* To be done: Can you transcribe the data exactly? Leave the pictures out.

═════ Provided material

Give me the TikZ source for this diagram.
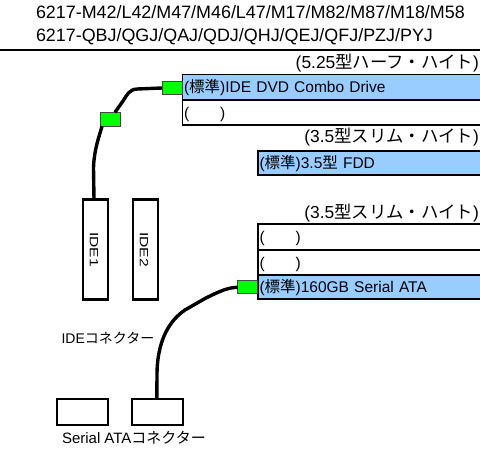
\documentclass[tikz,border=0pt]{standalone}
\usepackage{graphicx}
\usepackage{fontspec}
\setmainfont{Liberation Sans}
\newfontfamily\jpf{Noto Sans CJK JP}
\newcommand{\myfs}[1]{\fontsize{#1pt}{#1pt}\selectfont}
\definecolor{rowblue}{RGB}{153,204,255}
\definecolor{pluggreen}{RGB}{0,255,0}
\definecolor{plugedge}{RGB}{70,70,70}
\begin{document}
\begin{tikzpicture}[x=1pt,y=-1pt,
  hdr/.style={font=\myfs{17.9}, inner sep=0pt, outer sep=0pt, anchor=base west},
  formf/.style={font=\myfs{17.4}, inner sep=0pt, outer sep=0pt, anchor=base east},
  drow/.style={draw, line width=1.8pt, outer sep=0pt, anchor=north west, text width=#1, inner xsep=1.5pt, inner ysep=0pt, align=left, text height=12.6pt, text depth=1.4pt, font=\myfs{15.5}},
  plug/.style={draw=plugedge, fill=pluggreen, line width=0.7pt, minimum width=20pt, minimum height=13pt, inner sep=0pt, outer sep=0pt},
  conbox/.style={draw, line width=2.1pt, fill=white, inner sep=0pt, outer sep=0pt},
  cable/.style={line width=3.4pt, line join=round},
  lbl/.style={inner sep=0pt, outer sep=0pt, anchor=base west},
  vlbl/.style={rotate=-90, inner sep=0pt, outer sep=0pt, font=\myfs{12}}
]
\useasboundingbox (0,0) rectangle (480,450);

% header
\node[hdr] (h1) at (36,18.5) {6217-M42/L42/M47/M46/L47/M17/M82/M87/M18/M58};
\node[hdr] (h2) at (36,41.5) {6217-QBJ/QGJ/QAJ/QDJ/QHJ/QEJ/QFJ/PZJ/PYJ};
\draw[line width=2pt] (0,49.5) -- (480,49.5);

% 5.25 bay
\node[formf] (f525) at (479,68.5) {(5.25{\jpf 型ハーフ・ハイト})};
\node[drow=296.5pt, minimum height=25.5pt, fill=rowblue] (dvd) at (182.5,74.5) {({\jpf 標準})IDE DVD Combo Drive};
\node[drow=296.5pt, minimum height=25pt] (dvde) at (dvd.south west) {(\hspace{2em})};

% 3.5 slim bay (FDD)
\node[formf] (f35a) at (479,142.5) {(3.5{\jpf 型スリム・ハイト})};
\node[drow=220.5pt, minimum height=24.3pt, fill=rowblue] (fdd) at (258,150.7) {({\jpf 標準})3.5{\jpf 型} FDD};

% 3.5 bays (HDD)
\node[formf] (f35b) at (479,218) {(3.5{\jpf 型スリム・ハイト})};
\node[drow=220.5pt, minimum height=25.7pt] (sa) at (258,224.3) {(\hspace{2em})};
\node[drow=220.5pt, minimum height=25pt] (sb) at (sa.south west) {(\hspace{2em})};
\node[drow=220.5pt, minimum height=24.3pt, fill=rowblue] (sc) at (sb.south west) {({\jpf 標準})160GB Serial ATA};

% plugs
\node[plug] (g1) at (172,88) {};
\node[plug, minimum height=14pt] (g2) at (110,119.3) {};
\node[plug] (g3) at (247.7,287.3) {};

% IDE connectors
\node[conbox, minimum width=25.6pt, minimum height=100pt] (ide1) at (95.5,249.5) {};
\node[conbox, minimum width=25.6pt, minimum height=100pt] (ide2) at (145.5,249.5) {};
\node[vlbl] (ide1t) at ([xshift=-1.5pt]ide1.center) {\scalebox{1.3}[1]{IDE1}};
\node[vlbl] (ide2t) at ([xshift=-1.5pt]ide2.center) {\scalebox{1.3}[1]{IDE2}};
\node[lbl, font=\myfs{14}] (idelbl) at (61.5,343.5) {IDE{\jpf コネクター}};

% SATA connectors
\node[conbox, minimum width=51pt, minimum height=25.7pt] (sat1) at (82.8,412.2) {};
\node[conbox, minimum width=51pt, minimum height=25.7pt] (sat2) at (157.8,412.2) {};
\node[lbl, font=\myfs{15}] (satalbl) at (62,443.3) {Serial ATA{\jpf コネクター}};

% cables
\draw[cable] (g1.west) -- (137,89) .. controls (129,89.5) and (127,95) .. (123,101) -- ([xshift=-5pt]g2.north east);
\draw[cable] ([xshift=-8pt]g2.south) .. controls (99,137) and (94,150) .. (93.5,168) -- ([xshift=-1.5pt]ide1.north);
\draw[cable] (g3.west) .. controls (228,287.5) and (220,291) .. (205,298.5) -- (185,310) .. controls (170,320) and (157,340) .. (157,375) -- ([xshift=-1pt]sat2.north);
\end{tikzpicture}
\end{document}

══════════

* Final result:
Give me the TikZ source for this diagram.
\documentclass[tikz,border=0pt]{standalone}
\usepackage{graphicx}
\usepackage{fontspec}
\setmainfont{Liberation Sans}
\newfontfamily\jpf{Noto Sans CJK JP}
\newcommand{\myfs}[1]{\fontsize{#1pt}{#1pt}\selectfont}
\definecolor{rowblue}{RGB}{153,204,255}
\definecolor{pluggreen}{RGB}{0,255,0}
\definecolor{plugedge}{RGB}{70,70,70}
\begin{document}
\begin{tikzpicture}[x=1pt,y=-1pt,
  hdr/.style={font=\myfs{17.9}, inner sep=0pt, outer sep=0pt, anchor=base west},
  formf/.style={font=\myfs{17.4}, inner sep=0pt, outer sep=0pt, anchor=base east},
  drow/.style={draw, line width=1.8pt, outer sep=0pt, anchor=north west, text width=#1, inner xsep=1.5pt, inner ysep=0pt, align=left, text height=12.6pt, text depth=1.4pt, font=\myfs{15.5}},
  plug/.style={draw=plugedge, fill=pluggreen, line width=0.7pt, minimum width=20pt, minimum height=13pt, inner sep=0pt, outer sep=0pt},
  conbox/.style={draw, line width=2.1pt, fill=white, inner sep=0pt, outer sep=0pt},
  cable/.style={line width=3.4pt, line join=round},
  lbl/.style={inner sep=0pt, outer sep=0pt, anchor=base west},
  vlbl/.style={rotate=-90, inner sep=0pt, outer sep=0pt, font=\myfs{12}}
]
\useasboundingbox (0,0) rectangle (480,450);

% header
\node[hdr] (h1) at (36,18.5) {6217-M42/L42/M47/M46/L47/M17/M82/M87/M18/M58};
\node[hdr] (h2) at (36,41.5) {6217-QBJ/QGJ/QAJ/QDJ/QHJ/QEJ/QFJ/PZJ/PYJ};
\draw[line width=2pt] (0,49.5) -- (480,49.5);

% 5.25 bay
\node[formf] (f525) at (479,68.5) {(5.25{\jpf 型ハーフ・ハイト})};
\node[drow=296.5pt, minimum height=25.5pt, fill=rowblue] (dvd) at (182.5,74.5) {({\jpf 標準})IDE DVD Combo Drive};
\node[drow=296.5pt, minimum height=25pt] (dvde) at (dvd.south west) {(\hspace{2em})};

% 3.5 slim bay (FDD)
\node[formf] (f35a) at (479,142.5) {(3.5{\jpf 型スリム・ハイト})};
\node[drow=220.5pt, minimum height=24.3pt, fill=rowblue] (fdd) at (258,150.7) {({\jpf 標準})3.5{\jpf 型} FDD};

% 3.5 bays (HDD)
\node[formf] (f35b) at (479,218) {(3.5{\jpf 型スリム・ハイト})};
\node[drow=220.5pt, minimum height=25.7pt] (sa) at (258,224.3) {(\hspace{2em})};
\node[drow=220.5pt, minimum height=25pt] (sb) at (sa.south west) {(\hspace{2em})};
\node[drow=220.5pt, minimum height=24.3pt, fill=rowblue] (sc) at (sb.south west) {({\jpf 標準})160GB Serial ATA};

% plugs
\node[plug] (g1) at (172,88) {};
\node[plug, minimum height=14pt] (g2) at (110,119.3) {};
\node[plug] (g3) at (247.7,287.3) {};

% IDE connectors
\node[conbox, minimum width=25.6pt, minimum height=100pt] (ide1) at (95.5,249.5) {};
\node[conbox, minimum width=25.6pt, minimum height=100pt] (ide2) at (145.5,249.5) {};
\node[vlbl] (ide1t) at ([xshift=-1.5pt]ide1.center) {\scalebox{1.3}[1]{IDE1}};
\node[vlbl] (ide2t) at ([xshift=-1.5pt]ide2.center) {\scalebox{1.3}[1]{IDE2}};
\node[lbl, font=\myfs{14}] (idelbl) at (61.5,343.5) {IDE{\jpf コネクター}};

% SATA connectors
\node[conbox, minimum width=51pt, minimum height=25.7pt] (sat1) at (82.8,412.2) {};
\node[conbox, minimum width=51pt, minimum height=25.7pt] (sat2) at (157.8,412.2) {};
\node[lbl, font=\myfs{15}] (satalbl) at (62,443.3) {Serial ATA{\jpf コネクター}};

% cables
\draw[cable] (g1.west) -- (137,89) .. controls (129,89.5) and (127,95) .. (123,101) -- ([xshift=-5pt]g2.north east);
\draw[cable] ([xshift=-8pt]g2.south) .. controls (99,137) and (94,150) .. (93.5,168) -- ([xshift=-1.5pt]ide1.north);
\draw[cable] (g3.west) .. controls (228,287.5) and (220,291) .. (205,298.5) -- (185,310) .. controls (170,320) and (157,340) .. (157,375) -- ([xshift=-1pt]sat2.north);
\end{tikzpicture}
\end{document}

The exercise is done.